Many surveys detecting T. gondii infection in FR chickens have been conducted in a number of countries and the prevalence rates in most of these studies ranged between 17.9% and 85% (Deyab and Hassanein, 2005; Sreekumar et al., 2003; Dubey et al., 2007a; Dubey et al., 2006; Yan et al., 2009; El-Massey et al., 2000; Dubey et al., 2003). The seroprevalence of T. gondii in domestic birds varies within countries due to the testing methods, the number of examined animals, type and hygiene of animal breeding Dubey (2010a). The total seroprevalence T. gondii among chicken in our study (68.7%) was lower than some results other results (Sreekumar et al., 2003; Dubey et al., 2007a; Yan et al., 2009; El-Massey et al., 2000) similar to that (64%) in FR chicken in Thailand (Chumpolbanchorn et al., 2009), While lower than 85% obtained in Nicaragua (Dubey et al., 2006). Reasons for this variability could be many, including the age of the chicken, number examined, type of serological test used and the tissues bio-assayed. Overall, prevalence of viable T. gondii in chickens raised indoors was low (Dubey et al., 2007a).

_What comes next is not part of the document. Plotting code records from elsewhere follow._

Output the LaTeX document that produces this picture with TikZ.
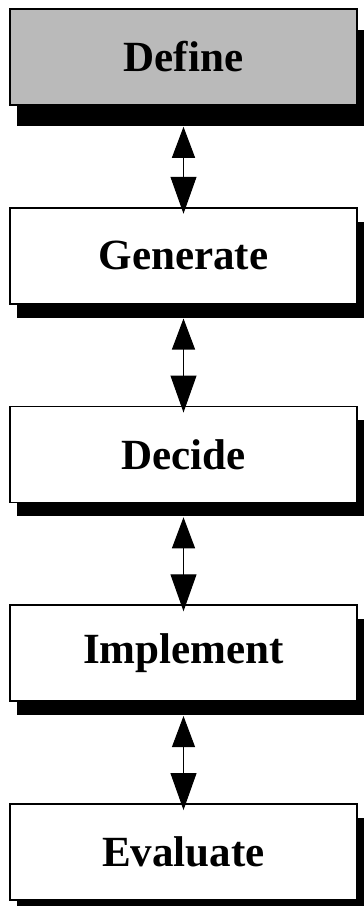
\documentclass[tikz,border=0pt]{standalone}
\usepackage{fontspec}
\setmainfont{Liberation Serif}
\usetikzlibrary{arrows.meta, positioning, shadows}
\tikzset{%
	box/.style={draw, line width=1pt, rectangle, minimum width=6.94cm, minimum height=1.92cm,%
		inner sep=0mm, fill=white, font=\fontsize{24.5}{29}\selectfont\bfseries, node distance=2.02cm},
	stage/.style={box, drop shadow={shadow xshift=0.15cm, shadow yshift=-0.28cm, fill=black, opacity=1}},
	startstage/.style={box, fill=black!27, drop shadow={shadow xshift=0.15cm, shadow yshift=-0.42cm, fill=black, opacity=1}},
	link/.style={{Triangle[width=4.6mm,length=6.2mm]}-{Triangle[width=5.2mm,length=7.4mm]}, line width=0.6pt, shorten >=-0.14cm}
}
\begin{document}
\begin{tikzpicture}
	\useasboundingbox (0,0) rectangle (7.28,-18.12);

	\node[startstage, anchor=north] (def) at (3.67,-0.16) {Define};
	\node[stage, below=of def] (gen) {Generate};
	\node[stage, below=of gen] (dec) {Decide};
	\node[stage, below=of dec] (imp) {Implement};
	\node[stage, below=of imp] (eva) {Evaluate};

	\draw[link] ([yshift=-0.42cm]def.south) -- (gen.north);
	\draw[link] ([yshift=-0.28cm]gen.south) -- (dec.north);
	\draw[link] ([yshift=-0.28cm]dec.south) -- (imp.north);
	\draw[link] ([yshift=-0.28cm]imp.south) -- (eva.north);

\end{tikzpicture}
\end{document}
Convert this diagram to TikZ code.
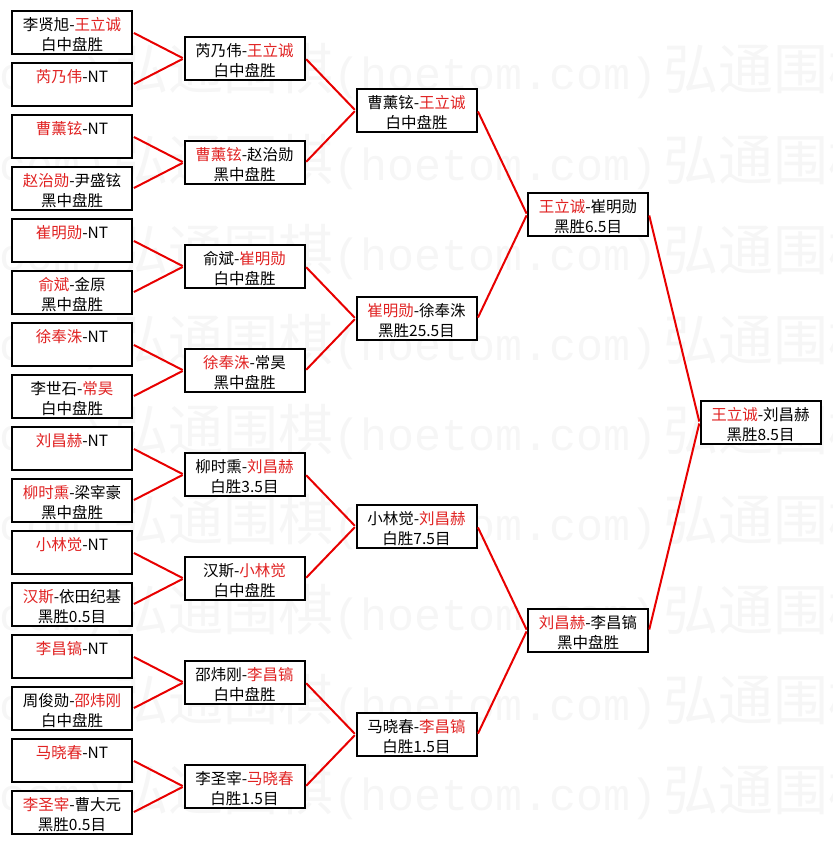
\documentclass[tikz,border=0pt]{standalone}
\usepackage{fontspec}
\setmainfont{Noto Sans CJK SC}
\newfontfamily\wmfont{Liberation Mono}

\definecolor{wintext}{RGB}{225,35,35}
\definecolor{linkred}{RGB}{232,0,0}
\definecolor{wmgray}{RGB}{246,246,246}

\newcommand{\win}[1]{\textcolor{wintext}{#1}}
\newcommand{\bout}[2]{\rule{0pt}{18.4pt}#1\\#2\rule[-2pt]{0pt}{2pt}}
\newcommand{\wmtext}{弘通围棋{\wmfont\fontsize{45}{45}\selectfont (hoetom.com)}\hspace{6pt}}

\tikzset{
  game/.style={draw=black, line width=2pt, fill=white, minimum width=120pt,
    minimum height=43pt, inner sep=0pt, align=center,
    font=\fontsize{15.5}{20}\selectfont},
  link/.style={draw=linkred, line width=2pt, shorten <=1pt, shorten >=1pt},
  wmark/.style={text=wmgray, anchor=base west, inner sep=0pt,
    font=\fontsize{55}{55}\selectfont}
}

\begin{document}
\begin{tikzpicture}[x=1pt, y=-1pt]

	\useasboundingbox (0,0) rectangle (832,845);

	% Watermark
	\begin{scope}
	\clip (0,0) rectangle (832,845);
	\node [wmark] (wm1) at (-437,90) {\wmtext\wmtext\wmtext};
	\node [wmark] (wm2) at (-437,180) {\wmtext\wmtext\wmtext};
	\node [wmark] (wm3) at (-437,270) {\wmtext\wmtext\wmtext};
	\node [wmark] (wm4) at (-437,360) {\wmtext\wmtext\wmtext};
	\node [wmark] (wm5) at (-437,450) {\wmtext\wmtext\wmtext};
	\node [wmark] (wm6) at (-437,540) {\wmtext\wmtext\wmtext};
	\node [wmark] (wm7) at (-437,630) {\wmtext\wmtext\wmtext};
	\node [wmark] (wm8) at (-437,720) {\wmtext\wmtext\wmtext};
	\node [wmark] (wm9) at (-437,810) {\wmtext\wmtext\wmtext};
	\end{scope}

	% First round
	\node [game] (a1) at (72,32.5) {\bout{李贤旭-\win{王立诚}}{白中盘胜}};
	\node [game] (a2) at (72,84.5) {\bout{\win{芮乃伟}-NT}{}};
	\node [game] (a3) at (72,136.5) {\bout{\win{曹薰铉}-NT}{}};
	\node [game] (a4) at (72,188.5) {\bout{\win{赵治勋}-尹盛铉}{黑中盘胜}};
	\node [game] (a5) at (72,240.5) {\bout{\win{崔明勋}-NT}{}};
	\node [game] (a6) at (72,292.5) {\bout{\win{俞斌}-金原}{黑中盘胜}};
	\node [game] (a7) at (72,344.5) {\bout{\win{徐奉洙}-NT}{}};
	\node [game] (a8) at (72,396.5) {\bout{李世石-\win{常昊}}{白中盘胜}};
	\node [game] (a9) at (72,448.5) {\bout{\win{刘昌赫}-NT}{}};
	\node [game] (a10) at (72,500.5) {\bout{\win{柳时熏}-梁宰豪}{黑中盘胜}};
	\node [game] (a11) at (72,552.5) {\bout{\win{小林觉}-NT}{}};
	\node [game] (a12) at (72,604.5) {\bout{\win{汉斯}-依田纪基}{黑胜0.5目}};
	\node [game] (a13) at (72,656.5) {\bout{\win{李昌镐}-NT}{}};
	\node [game] (a14) at (72,708.5) {\bout{周俊勋-\win{邵炜刚}}{白中盘胜}};
	\node [game] (a15) at (72,760.5) {\bout{\win{马晓春}-NT}{}};
	\node [game] (a16) at (72,812.5) {\bout{\win{李圣宰}-曹大元}{黑胜0.5目}};

	% Second round
	\node [game] (b1) at (244.5,58.5) {\bout{芮乃伟-\win{王立诚}}{白中盘胜}};
	\node [game] (b2) at (244.5,162.5) {\bout{\win{曹薰铉}-赵治勋}{黑中盘胜}};
	\node [game] (b3) at (244.5,266.5) {\bout{俞斌-\win{崔明勋}}{白中盘胜}};
	\node [game] (b4) at (244.5,370.5) {\bout{\win{徐奉洙}-常昊}{黑中盘胜}};
	\node [game] (b5) at (244.5,474.5) {\bout{柳时熏-\win{刘昌赫}}{白胜3.5目}};
	\node [game] (b6) at (244.5,578.5) {\bout{汉斯-\win{小林觉}}{白中盘胜}};
	\node [game] (b7) at (244.5,682.5) {\bout{邵炜刚-\win{李昌镐}}{白中盘胜}};
	\node [game] (b8) at (244.5,786.5) {\bout{李圣宰-\win{马晓春}}{白胜1.5目}};

	% Quarter finals
	\node [game] (c1) at (416.5,110.5) {\bout{曹薰铉-\win{王立诚}}{白中盘胜}};
	\node [game] (c2) at (416.5,318.5) {\bout{\win{崔明勋}-徐奉洙}{黑胜25.5目}};
	\node [game] (c3) at (416.5,526.5) {\bout{小林觉-\win{刘昌赫}}{白胜7.5目}};
	\node [game] (c4) at (416.5,734.5) {\bout{马晓春-\win{李昌镐}}{白胜1.5目}};

	% Semi finals
	\node [game] (d1) at (588,214.5) {\bout{\win{王立诚}-崔明勋}{黑胜6.5目}};
	\node [game] (d2) at (588,630.5) {\bout{\win{刘昌赫}-李昌镐}{黑中盘胜}};

	% Final
	\node [game] (e1) at (760.5,422.5) {\bout{\win{王立诚}-刘昌赫}{黑胜8.5目}};

	% Connectors
	\draw [link] (a1.east) -- (b1.west);
	\draw [link] (a2.east) -- (b1.west);
	\draw [link] (a3.east) -- (b2.west);
	\draw [link] (a4.east) -- (b2.west);
	\draw [link] (a5.east) -- (b3.west);
	\draw [link] (a6.east) -- (b3.west);
	\draw [link] (a7.east) -- (b4.west);
	\draw [link] (a8.east) -- (b4.west);
	\draw [link] (a9.east) -- (b5.west);
	\draw [link] (a10.east) -- (b5.west);
	\draw [link] (a11.east) -- (b6.west);
	\draw [link] (a12.east) -- (b6.west);
	\draw [link] (a13.east) -- (b7.west);
	\draw [link] (a14.east) -- (b7.west);
	\draw [link] (a15.east) -- (b8.west);
	\draw [link] (a16.east) -- (b8.west);

	\draw [link] (b1.east) -- (c1.west);
	\draw [link] (b2.east) -- (c1.west);
	\draw [link] (b3.east) -- (c2.west);
	\draw [link] (b4.east) -- (c2.west);
	\draw [link] (b5.east) -- (c3.west);
	\draw [link] (b6.east) -- (c3.west);
	\draw [link] (b7.east) -- (c4.west);
	\draw [link] (b8.east) -- (c4.west);

	\draw [link] (c1.east) -- (d1.west);
	\draw [link] (c2.east) -- (d1.west);
	\draw [link] (c3.east) -- (d2.west);
	\draw [link] (c4.east) -- (d2.west);

	\draw [link] (d1.east) -- (e1.west);
	\draw [link] (d2.east) -- (e1.west);

\end{tikzpicture}
\end{document}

Concerning PCR results, the matched sequence of base pairs with the stander for T. gondii confirm that PCR assay is a specific, speedy, sensitive and cost-effective method for detecting T. gondii DNA in chickens. The choice of using the fragment of 94 bp from the B1 gene as target to PCR amplification was based on the observations made by other studies (Howe et al., 1997; Dubey et al., 2005).

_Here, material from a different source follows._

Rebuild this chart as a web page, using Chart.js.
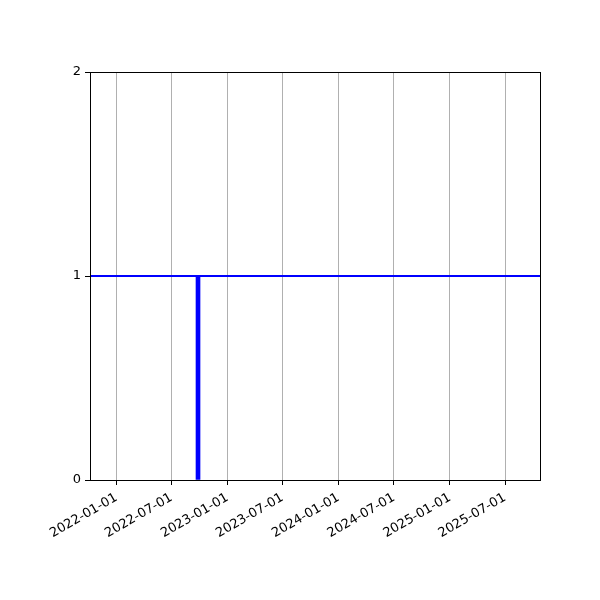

In considering the above-mentioned findings, it could be concluded that T. gondii infection was spread widely in Egyptian poultry, so it give aware of the public health danger of poultry as an intermediate host which transmit the infection to man. The significantly higher infection rate than previous studies indicate that ELISA is more sensitive method for the diagnosis of toxoplasmosis. Moreover, this study is the first was used antigen from locally isolated T. gondii chicken strain for the diagnosis of chicken toxoplasmosis.